— Start —

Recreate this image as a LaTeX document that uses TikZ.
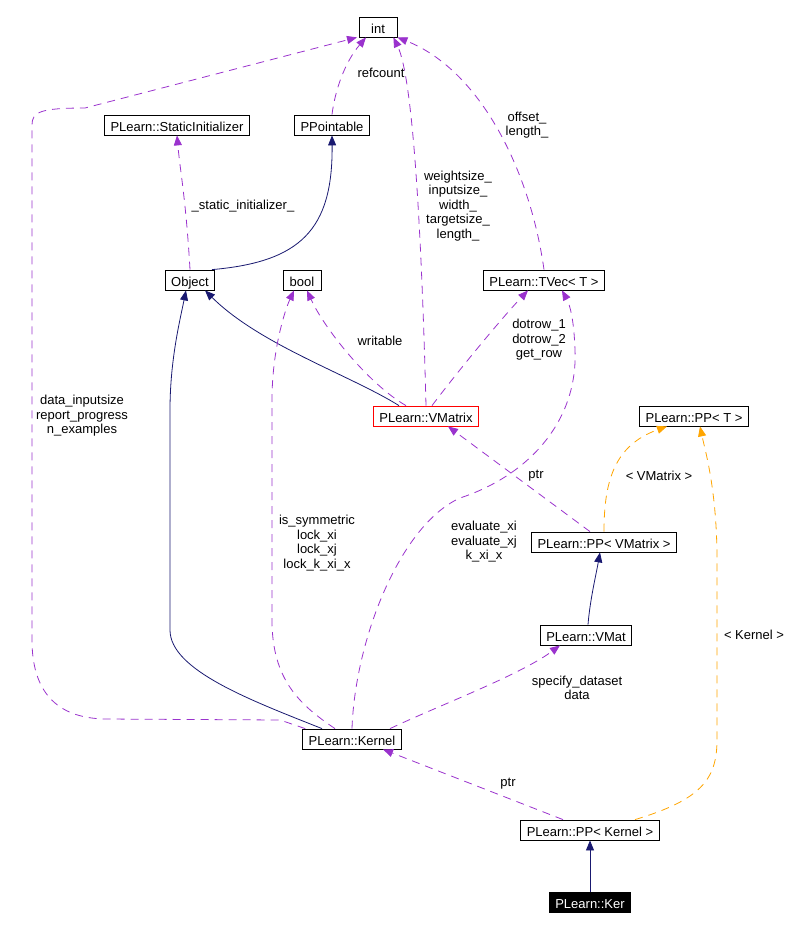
\documentclass[tikz,border=0pt]{standalone}
\usepackage{fontspec}
\setmainfont{Liberation Sans}
\usetikzlibrary{arrows.meta}

\definecolor{purp}{HTML}{9A32CD}
\definecolor{navy}{HTML}{191970}
\definecolor{orng}{HTML}{FFA500}

\begin{document}
\begin{tikzpicture}[x=1pt,y=-1pt,
    cls/.style={draw,line width=0.8pt,minimum height=20pt,minimum width=38pt,inner xsep=6pt,inner ysep=0pt,text height=12pt,text depth=0pt,font=\fontsize{13}{14.5}\selectfont},
    lbl/.style={align=center,inner sep=0pt,font=\fontsize{13}{14.5}\selectfont},
    mem/.style={draw=purp,line width=0.8pt,dash pattern=on 8pt off 6pt,-{Triangle[length=10pt,width=8pt]}},
    tpl/.style={draw=orng,line width=0.8pt,dash pattern=on 8pt off 6pt,-{Triangle[length=10pt,width=8pt]}},
    inh/.style={draw=navy,line width=0.8pt,-{Triangle[length=10pt,width=8pt]}}]
    \useasboundingbox (0,0) rectangle (794,929);

    % Classes
    \node[cls] (int) at (378,27) {int};
    \node[cls] (si) at (177,125) {PLearn::StaticInitializer};
    \node[cls] (ppt) at (332,125) {PPointable};
    \node[cls] (obj) at (190,280) {Object};
    \node[cls] (bool) at (302,280) {bool};
    \node[cls] (tvec) at (544,280) {PLearn::TVec< T >};
    \node[cls,draw=red] (vmx) at (426,416) {PLearn::VMatrix};
    \node[cls] (ppT) at (694,416) {PLearn::PP< T >};
    \node[cls] (ppv) at (604,542) {PLearn::PP< VMatrix >};
    \node[cls] (vmat) at (586,635) {PLearn::VMat};
    \node[cls] (ker) at (352,739) {PLearn::Kernel};
    \node[cls] (ppk) at (590,830) {PLearn::PP< Kernel >};
    \node[cls,fill=black,text=white] (kr) at (590,902) {PLearn::Ker};

    % Edge labels
    \node[lbl] (l-ref) at (381,73) {refcount};
    \node[lbl] (l-si) at (243,206) {\_static\_initializer\_};
    \node[lbl] (l-off) at (527,125) {offset\_\\length\_};
    \node[lbl] (l-wsz) at (458,206) {weightsize\_\\inputsize\_\\width\_\\targetsize\_\\length\_};
    \node[lbl] (l-din) at (82,416) {data\_inputsize\\report\_progress\\n\_examples};
    \node[lbl] (l-wr) at (380,341) {writable};
    \node[lbl] (l-sym) at (317,543) {is\_symmetric\\lock\_xi\\lock\_xj\\lock\_k\_xi\_x};
    \node[lbl] (l-dot) at (539,340) {dotrow\_1\\dotrow\_2\\get\_row};
    \node[lbl] (l-ptr1) at (536,476) {ptr};
    \node[lbl] (l-tvm) at (659,476) {< VMatrix >};
    \node[lbl] (l-ev) at (484,542) {evaluate\_xi\\evaluate\_xj\\k\_xi\_x};
    \node[lbl] (l-spec) at (577,688) {specify\_dataset\\data};
    \node[lbl] (l-tk) at (754,635) {< Kernel >};
    \node[lbl] (l-ptr2) at (508,784) {ptr};

    % Inheritance
    \draw[inh] ([xshift=22]obj.north) .. controls (300,262) and (333,230) .. (ppt.south);
    \draw[inh] ([xshift=-27]vmx.north) .. controls (350,375) and (260,345) .. ([xshift=15]obj.south);
    \draw[inh] ([xshift=-30]ker.north) .. controls (250,700) and (170,670) .. (170,630) -- (170,410) .. controls (170,360) and (180,320) .. ([xshift=-4]obj.south);
    \draw[inh] ([xshift=2]vmat.north) .. controls (590,600) and (596,575) .. ([xshift=-4]ppv.south);
    \draw[inh] (kr.north) -- (ppk.south);

    % Members
    \draw[mem] (ppt.north) .. controls (335,90) and (345,62) .. ([xshift=-12]int.south);
    \draw[mem] (obj.north) .. controls (186,200) and (180,170) .. (si.south);
    \draw[mem] (vmx.north) .. controls (422,250) and (414,80) .. ([xshift=-4]int.south east);
    \draw[mem] (tvec.north) .. controls (530,170) and (480,70) .. (int.south east);
    \draw[mem] ([xshift=3]ker.north west) -- (280,720) -- (105,719) .. controls (55,718) and (32,690) .. (32,640) -- (32,125) .. controls (32,112) and (40,108) .. (85,108) -- ([xshift=-21]int.south);
    \draw[mem] ([xshift=-20]vmx.north) .. controls (370,385) and (325,330) .. ([xshift=5]bool.south);
    \draw[mem] ([xshift=-17]ker.north) .. controls (300,705) and (272,680) .. (272,620) -- (272,400) .. controls (272,350) and (285,310) .. ([xshift=-8]bool.south);
    \draw[mem] ([xshift=6]vmx.north) .. controls (455,375) and (500,320) .. ([xshift=-16]tvec.south);
    \draw[mem] (ker.north) .. controls (355,640) and (400,525) .. (460,498) .. controls (530,475) and (578,420) .. (575,350) .. controls (574,320) and (570,305) .. ([xshift=18]tvec.south);
    \draw[mem] ([xshift=-14]ppv.north) -- ([xshift=22]vmx.south);
    \draw[mem] ([xshift=38]ker.north) .. controls (440,705) and (520,675) .. ([xshift=-26]vmat.south);
    \draw[mem] ([xshift=-27]ppk.north) -- ([xshift=31]ker.south);

    % Template instances
    \draw[tpl] (ppv.north) .. controls (604,480) and (615,445) .. ([xshift=-27]ppT.south);
    \draw[tpl] ([xshift=45]ppk.north) .. controls (700,800) and (717,780) .. (717,740) -- (717,560) .. controls (717,490) and (705,450) .. ([xshift=6]ppT.south);
\end{tikzpicture}
\end{document}
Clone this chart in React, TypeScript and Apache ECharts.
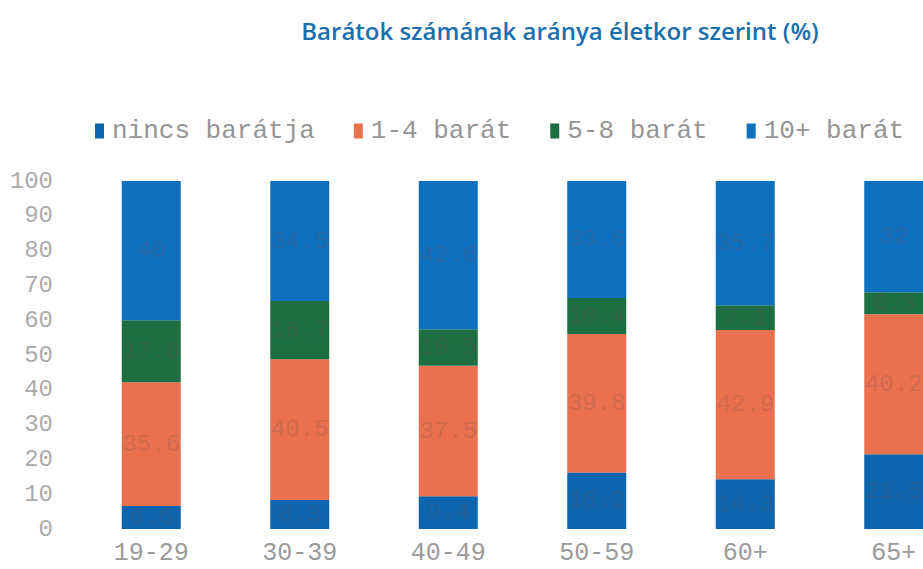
import React, { useEffect, useRef } from "react";
import * as echarts from "echarts";

const categories = ["19-29", "30-39", "40-49", "50-59", "60+", "65+"];
const seriesNames = ["nincs barátja", "1-4 barát", "5-8 barát", "10+ barát"];
const nincs = [6.6, 8.3, 9.4, 16.2, 14.3, 21.5];
const egyNegy = [35.6, 40.5, 37.5, 39.8, 42.9, 40.2];
const otNyolc = [17.8, 16.7, 10.5, 10.4, 7.1, 6.3];
const tizPlusz = [40, 34.5, 42.6, 33.6, 35.7, 32.0];
const yTicks = [0, 100, 10];

const colors = ["#0e64ad", "#e9714f", "#1d6f42", "#0f70bd"];
const labelColors = ["#21609a", "#d06a50", "#2f6545", "#2468a8"];

export default function App() {
  const ref = useRef<HTMLDivElement>(null);
  useEffect(() => {
    if (!ref.current) return;
    const chart = echarts.init(ref.current, null, { renderer: "svg" });
    const data = [nincs, egyNegy, otNyolc, tizPlusz];
    chart.setOption({
      animation: false,
      backgroundColor: "#ffffff",
      title: {
        text: "Barátok számának aránya életkor szerint (%)",
        left: 555,
        textAlign: "center",
        top: 13,
        textStyle: {
          fontFamily: "Open Sans",
          fontWeight: 600,
          fontSize: 24,
          color: "#1a6fae",
        },
      },
      legend: {
        left: 90,
        top: 113,
        itemWidth: 9,
        itemHeight: 15,
        itemGap: 39,
        icon: "rect",
        data: seriesNames,
        textStyle: {
          fontFamily: "Liberation Mono",
          fontSize: 26,
          color: "#959595",
          padding: [0, 0, 0, 3],
        },
      },
      grid: { left: 77, width: 891, top: 181, bottom: 40 },
      xAxis: {
        type: "category",
        data: categories,
        axisLine: { show: false },
        axisTick: { show: false },
        axisLabel: {
          fontFamily: "Liberation Mono",
          fontSize: 25,
          color: "#9a9a9a",
          margin: 12,
        },
      },
      yAxis: {
        type: "value",
        min: yTicks[0],
        max: yTicks[1],
        interval: yTicks[2],
        axisLine: { show: false },
        axisTick: { show: false },
        splitLine: { show: false },
        axisLabel: {
          fontFamily: "Liberation Mono",
          fontSize: 24,
          color: "#ababab",
          margin: 24,
        },
      },
      series: seriesNames.map((name, i) => ({
        name,
        type: "bar",
        stack: "total",
        barWidth: 59,
        data: data[i],
        itemStyle: { color: colors[i] },
        label: {
          show: true,
          position: "inside",
          fontFamily: "Liberation Mono",
          fontSize: 24,
          color: labelColors[i],
        },
      })),
    });
    return () => chart.dispose();
  }, []);
  return (
    <div
      style={{
        position: "absolute",
        left: 0,
        top: 0,
        width: 923,
        height: 569,
        overflow: "hidden",
      }}
    >
      <div ref={ref} style={{ width: 1000, height: 569 }} />
    </div>
  );
}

— End —

Given task: Show all lines from the records above where the word "this" occurs.

Result:
Recreate this image as a LaTeX document that uses TikZ.
Clone this chart in React, TypeScript and Apache ECharts.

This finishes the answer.